■ **Written request**
Output the material word for word. Leave each picture out.

** begin **

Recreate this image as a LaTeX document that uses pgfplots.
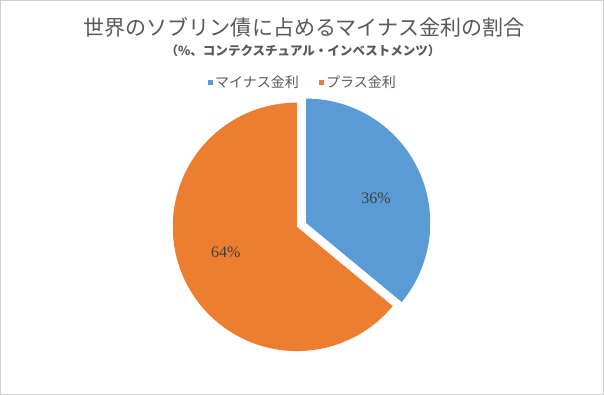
\documentclass[border=0pt]{standalone}
\usepackage{pgfplots}
\pgfplotsset{compat=1.18}
\usepackage{fontspec}
\setmainfont{Noto Sans CJK JP}
\newfontfamily\numfont{Liberation Serif}
\definecolor{cblue}{HTML}{5B9BD5}
\definecolor{corange}{HTML}{ED7D31}
\definecolor{tgrey}{HTML}{595959}
\definecolor{lgrey}{HTML}{404040}
% data (percent)
\def\vMinus{36}
\def\vPlus{64}
\begin{document}
\begin{tikzpicture}
\pgfmathsetmacro{\aEnd}{90-3.6*\vMinus}
\begin{axis}[
  scale only axis, width=602pt, height=393pt,
  xmin=1, xmax=603, ymin=1, ymax=394,
  xtick=\empty, ytick=\empty,
  axis line style={draw=black!18, line width=0.8pt},
  clip=false,
  legend columns=2,
  legend style={draw=none, fill=none, at={(axis cs:303,312)}, anchor=center,
    font=\fontsize{14}{16}\selectfont\color{tgrey},
    nodes={inner xsep=2pt},
    /tikz/every even column/.append style={column sep=18pt}},
  legend image code/.code={\fill[#1] (3pt,-2.5pt) rectangle (8pt,2.5pt);},
]
% orange slice (Plus)
\addplot[fill=corange, draw=none, domain=90:{\aEnd+360}, samples=120, variable=\t, forget plot]
  ({297+124*cos(\t)}, {168+124*sin(\t)}) -- (axis cs:297,168) -- cycle;
% blue slice (Minus), exploded
\addplot[fill=cblue, draw=none, domain={\aEnd}:90, samples=80, variable=\t, forget plot]
  ({306+124*cos(\t)}, {172+124*sin(\t)}) -- (axis cs:306,172) -- cycle;
\addlegendimage{fill=cblue, draw=none}
\addlegendentry{マイナス金利}
\addlegendimage{fill=corange, draw=none}
\addlegendentry{プラス金利}
\node[text=tgrey, font=\fontsize{21}{24}\selectfont] at (axis cs:304,367) {世界のソブリン債に占めるマイナス金利の割合};
\node[text=tgrey, font=\fontsize{12.5}{14}\selectfont\bfseries] at (axis cs:303,344) {（\%、コンテクスチュアル・インベストメンツ）};
\node[text=lgrey, font=\fontsize{16}{18}\selectfont\numfont] at (axis cs:376,197) {\vMinus\%};
\node[text=lgrey, font=\fontsize{16}{18}\selectfont\numfont] at (axis cs:226,143) {\vPlus\%};
\end{axis}
\end{tikzpicture}
\end{document}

** end **

■ **Written response**
Recreate this image as a LaTeX document that uses pgfplots.
\documentclass[border=0pt]{standalone}
\usepackage{pgfplots}
\pgfplotsset{compat=1.18}
\usepackage{fontspec}
\setmainfont{Noto Sans CJK JP}
\newfontfamily\numfont{Liberation Serif}
\definecolor{cblue}{HTML}{5B9BD5}
\definecolor{corange}{HTML}{ED7D31}
\definecolor{tgrey}{HTML}{595959}
\definecolor{lgrey}{HTML}{404040}
% data (percent)
\def\vMinus{36}
\def\vPlus{64}
\begin{document}
\begin{tikzpicture}
\pgfmathsetmacro{\aEnd}{90-3.6*\vMinus}
\begin{axis}[
  scale only axis, width=602pt, height=393pt,
  xmin=1, xmax=603, ymin=1, ymax=394,
  xtick=\empty, ytick=\empty,
  axis line style={draw=black!18, line width=0.8pt},
  clip=false,
  legend columns=2,
  legend style={draw=none, fill=none, at={(axis cs:303,312)}, anchor=center,
    font=\fontsize{14}{16}\selectfont\color{tgrey},
    nodes={inner xsep=2pt},
    /tikz/every even column/.append style={column sep=18pt}},
  legend image code/.code={\fill[#1] (3pt,-2.5pt) rectangle (8pt,2.5pt);},
]
% orange slice (Plus)
\addplot[fill=corange, draw=none, domain=90:{\aEnd+360}, samples=120, variable=\t, forget plot]
  ({297+124*cos(\t)}, {168+124*sin(\t)}) -- (axis cs:297,168) -- cycle;
% blue slice (Minus), exploded
\addplot[fill=cblue, draw=none, domain={\aEnd}:90, samples=80, variable=\t, forget plot]
  ({306+124*cos(\t)}, {172+124*sin(\t)}) -- (axis cs:306,172) -- cycle;
\addlegendimage{fill=cblue, draw=none}
\addlegendentry{マイナス金利}
\addlegendimage{fill=corange, draw=none}
\addlegendentry{プラス金利}
\node[text=tgrey, font=\fontsize{21}{24}\selectfont] at (axis cs:304,367) {世界のソブリン債に占めるマイナス金利の割合};
\node[text=tgrey, font=\fontsize{12.5}{14}\selectfont\bfseries] at (axis cs:303,344) {（\%、コンテクスチュアル・インベストメンツ）};
\node[text=lgrey, font=\fontsize{16}{18}\selectfont\numfont] at (axis cs:376,197) {\vMinus\%};
\node[text=lgrey, font=\fontsize{16}{18}\selectfont\numfont] at (axis cs:226,143) {\vPlus\%};
\end{axis}
\end{tikzpicture}
\end{document}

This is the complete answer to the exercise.